Half way through the Safer Autonomous Systems project the third Network Wide Event took place once again online. Please find the details of the agenda and the activities executed by the consortium in the following post.
Unfortunately and due to the current situation in various countries of Europe, once again the SAS project Network Wide Event (NWE) was held online. The meeting was supposed to be a present one in the Bavarian city of Munich. That, despite the time of the year, would have gifted the attendees with blue sky and a small but beautiful view of the Alps. Although from a distance, the organization team made sure that the meeting could be as close as possible to a presential one assuring meaningful and fruitful exchange among the participants over the research progress and overall goals of the project. To kick-off the event on a good mood, the NWE also comprised a social activity for the ESRs on the first day.
To kick-off the event, the ESRs were greeted by the hosting team at Fraunhofer IKS and the Project Manager. After a review of the schedule and a warm welcome, the ESRs moved to the ESR council meeting. The discussions involved current topics faced by the ESRs such as secondments, productivity, and dissemination. To finish, a vote was taken to select the next ESR Representative.
Closing the morning Dr. Markus Burger presented the first soft-skill training on “Slidewriting – how to win your audience”, where he introduced how to better convey the intended information through the use of slide writing.
Figure 1. Capture from the “Slidewriting” soft-skill training.
During the afternoon, after the lunch break, Sabrina Reinhardt gave the second soft-skill training on “Presenting in different contexts” that was composed of two main topics “Authentic and unerring appearance at industrial clients” and “How to present and reach goals confidently in scientific conferences”.
Figure 2. Capture from the “Presenting” soft-skill training.
The first day ended with a social event for the ESRs where they were divided into two teams that competed against each other in a fun Quiz game.
On day 2 the consortium was greeted by the Project Coordinator, Prof.

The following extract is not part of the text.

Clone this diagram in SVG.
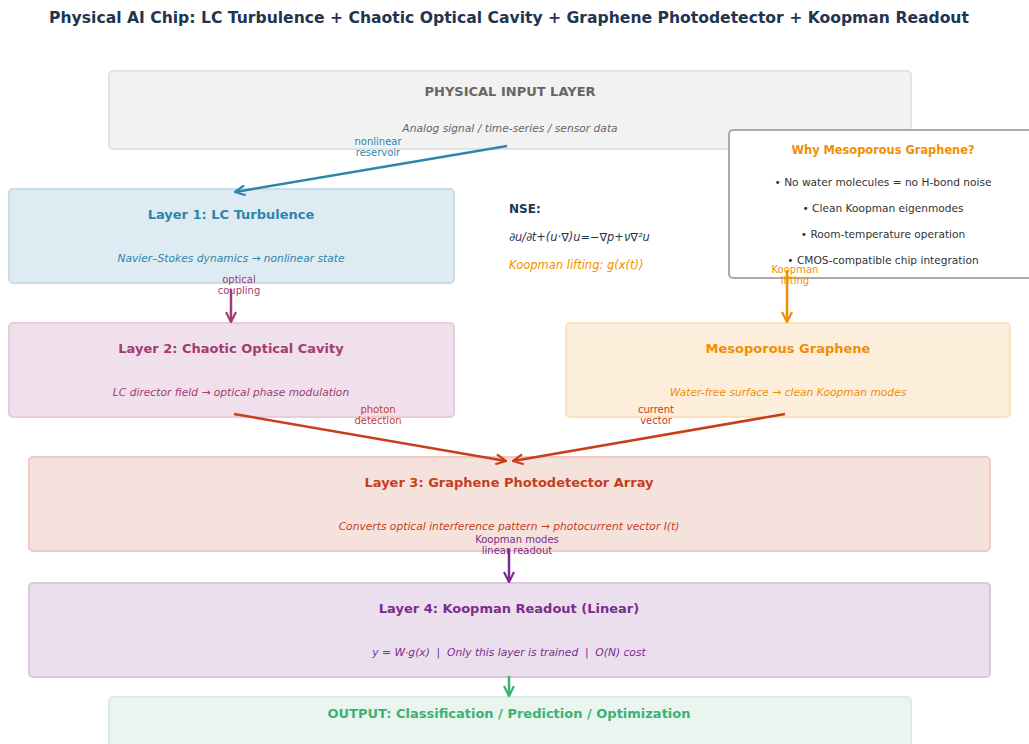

Davy Pissoort, who presented the project’s Progress Report. After the update, the first five ESRs had their research progress presented to the consortium through pre-recorded presentations. The ESRs answered questions coming from the chat and also during the Q&A session after the five videos were shown. After the lunch pause, the Supervisory Board meeting took place followed by the presentations from four other ESRs and its respective Q&A session. The day concluded with the three Workpackage meetings and the reporting of their discussions on the plenary session.
Figure 3. Capture from the “Progress Report”.
Figure 4. Group Photo as conclusion from Day 2.
The third day started with the last 6 ESRs presentations and Q&A session. After that session, there was recap of the meeting, its goals and the future steps of the project. In the afternoon there was a Virtual Factory Tour AUDI Ingolstadt and the first Scientific/Technical training on “Safety and Reliability of Embedded Systems” presented by apl. Prof. Dr. habil. Mario Trapp.
Figure 5. Capture from a “Q&A Session” during Day 3.
Figure 6. Capture from the “Virtual AUDI tour” social event.
Figure 7. Capture from the “Safety and Reliability” S/T training.
The last day begun with the last soft-skill training presented by Claudia Ricci on the “New Work in Science: agile – what does it mean?”. To close the last morning, Prof. Dr. Stephan Günnemann gave a S/T training with a “Brief introduction to AI/ML” and also discussing related topics such as AI robustness, which is of most importance to many topics in the SAS project. After the lunch break, Michael Stiller gave the last NWE training on “Industry 4.0 – what does it actually mean?”.
Figure 8. Capture from the “New Work in Science” soft-skill training.
Figure 9. Capture from the “Introduction to ML” S/T training.
Figure 10. Capture from the “Industry 4.0” S/T training.
To close the event, the ESRs gathered with the management team to evaluate the NWE and review the communication strategy and the intermediate technical meetings among the ESRs.
About the Author: João Vitor Zacchi
João V. Zacchi graduated in Control and Automation at the Federal University of Santa Catarina, Brazil. He obtained his master’s degree in Electrical and Automation Engineering at the Toulouse Polytechnic Institute, France. For his master’s degree project, he developed code generators based on UML models to automate the testing on the adaptive layer of the ISIS project for the French space agency, the CNES.